Go from the first line to the line with "ax = fig.add_axes([108" and return those lines verbatim, ends included.
+ + +
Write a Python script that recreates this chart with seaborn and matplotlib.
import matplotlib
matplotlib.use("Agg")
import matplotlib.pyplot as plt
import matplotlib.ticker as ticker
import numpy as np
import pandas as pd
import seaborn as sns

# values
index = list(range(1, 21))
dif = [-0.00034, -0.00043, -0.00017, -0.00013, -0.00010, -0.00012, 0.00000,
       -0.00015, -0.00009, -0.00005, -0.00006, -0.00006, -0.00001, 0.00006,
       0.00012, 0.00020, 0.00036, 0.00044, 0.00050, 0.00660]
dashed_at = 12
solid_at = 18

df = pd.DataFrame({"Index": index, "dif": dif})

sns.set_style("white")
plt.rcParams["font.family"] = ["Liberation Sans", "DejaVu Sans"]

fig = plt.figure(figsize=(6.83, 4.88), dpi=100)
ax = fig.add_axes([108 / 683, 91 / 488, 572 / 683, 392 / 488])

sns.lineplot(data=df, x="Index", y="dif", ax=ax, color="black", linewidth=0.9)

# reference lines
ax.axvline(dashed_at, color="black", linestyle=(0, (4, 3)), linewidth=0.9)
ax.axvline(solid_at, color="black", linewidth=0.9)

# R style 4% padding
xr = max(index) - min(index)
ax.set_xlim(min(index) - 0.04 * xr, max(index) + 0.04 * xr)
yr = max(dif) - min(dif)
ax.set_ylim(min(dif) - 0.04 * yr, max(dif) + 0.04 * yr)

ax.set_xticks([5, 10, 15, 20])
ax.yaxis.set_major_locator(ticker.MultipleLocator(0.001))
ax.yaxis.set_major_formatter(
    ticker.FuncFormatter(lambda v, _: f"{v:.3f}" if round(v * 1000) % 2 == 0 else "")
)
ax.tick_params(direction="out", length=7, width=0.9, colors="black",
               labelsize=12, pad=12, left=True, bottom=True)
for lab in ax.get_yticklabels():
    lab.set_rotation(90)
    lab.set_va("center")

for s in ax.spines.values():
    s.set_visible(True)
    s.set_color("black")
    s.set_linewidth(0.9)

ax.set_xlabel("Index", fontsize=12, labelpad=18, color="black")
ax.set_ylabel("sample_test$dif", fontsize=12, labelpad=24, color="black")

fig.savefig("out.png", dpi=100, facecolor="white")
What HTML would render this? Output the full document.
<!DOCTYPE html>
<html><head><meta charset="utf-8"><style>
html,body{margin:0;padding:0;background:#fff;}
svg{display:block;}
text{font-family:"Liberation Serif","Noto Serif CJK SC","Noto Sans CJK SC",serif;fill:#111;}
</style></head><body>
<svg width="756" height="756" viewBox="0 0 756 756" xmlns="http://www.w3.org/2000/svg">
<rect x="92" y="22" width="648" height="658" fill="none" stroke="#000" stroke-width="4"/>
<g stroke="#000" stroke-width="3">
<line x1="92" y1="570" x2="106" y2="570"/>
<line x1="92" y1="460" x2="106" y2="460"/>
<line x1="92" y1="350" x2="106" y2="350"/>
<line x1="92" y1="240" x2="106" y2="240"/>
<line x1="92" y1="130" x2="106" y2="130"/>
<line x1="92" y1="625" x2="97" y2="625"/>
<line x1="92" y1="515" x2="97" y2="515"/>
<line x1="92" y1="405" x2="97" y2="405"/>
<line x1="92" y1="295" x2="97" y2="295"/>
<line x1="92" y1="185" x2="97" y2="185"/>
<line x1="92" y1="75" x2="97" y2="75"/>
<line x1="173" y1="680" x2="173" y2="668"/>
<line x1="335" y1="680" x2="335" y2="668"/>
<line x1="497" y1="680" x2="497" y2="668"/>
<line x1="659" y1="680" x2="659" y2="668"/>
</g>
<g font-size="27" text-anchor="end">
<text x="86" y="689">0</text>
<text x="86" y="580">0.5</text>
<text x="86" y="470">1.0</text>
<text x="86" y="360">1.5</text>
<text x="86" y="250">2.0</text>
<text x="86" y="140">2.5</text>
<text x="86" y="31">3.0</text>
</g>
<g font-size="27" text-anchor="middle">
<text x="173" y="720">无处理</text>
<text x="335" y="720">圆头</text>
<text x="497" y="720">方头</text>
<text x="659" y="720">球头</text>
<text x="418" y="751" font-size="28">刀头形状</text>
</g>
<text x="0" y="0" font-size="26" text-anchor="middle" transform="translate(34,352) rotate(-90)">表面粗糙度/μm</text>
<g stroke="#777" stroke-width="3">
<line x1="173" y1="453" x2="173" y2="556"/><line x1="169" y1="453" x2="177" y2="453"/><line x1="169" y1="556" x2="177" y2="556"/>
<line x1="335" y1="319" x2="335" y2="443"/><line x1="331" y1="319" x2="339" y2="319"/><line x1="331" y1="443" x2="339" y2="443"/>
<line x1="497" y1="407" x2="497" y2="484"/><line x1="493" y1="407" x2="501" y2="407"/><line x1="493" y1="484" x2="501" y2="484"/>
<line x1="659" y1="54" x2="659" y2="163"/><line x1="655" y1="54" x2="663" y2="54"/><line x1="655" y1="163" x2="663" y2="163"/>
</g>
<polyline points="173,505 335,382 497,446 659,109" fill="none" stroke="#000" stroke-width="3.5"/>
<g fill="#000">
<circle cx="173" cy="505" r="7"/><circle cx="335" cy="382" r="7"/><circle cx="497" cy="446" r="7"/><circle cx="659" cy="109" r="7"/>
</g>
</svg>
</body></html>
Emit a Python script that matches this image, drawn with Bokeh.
+ + +
**The response**
Write a Python script that recreates this chart with seaborn and matplotlib.
import matplotlib
matplotlib.use("Agg")
import matplotlib.pyplot as plt
import matplotlib.ticker as ticker
import numpy as np
import pandas as pd
import seaborn as sns

# values
index = list(range(1, 21))
dif = [-0.00034, -0.00043, -0.00017, -0.00013, -0.00010, -0.00012, 0.00000,
       -0.00015, -0.00009, -0.00005, -0.00006, -0.00006, -0.00001, 0.00006,
       0.00012, 0.00020, 0.00036, 0.00044, 0.00050, 0.00660]
dashed_at = 12
solid_at = 18

df = pd.DataFrame({"Index": index, "dif": dif})

sns.set_style("white")
plt.rcParams["font.family"] = ["Liberation Sans", "DejaVu Sans"]

fig = plt.figure(figsize=(6.83, 4.88), dpi=100)
ax = fig.add_axes([108 / 683, 91 / 488, 572 / 683, 392 / 488])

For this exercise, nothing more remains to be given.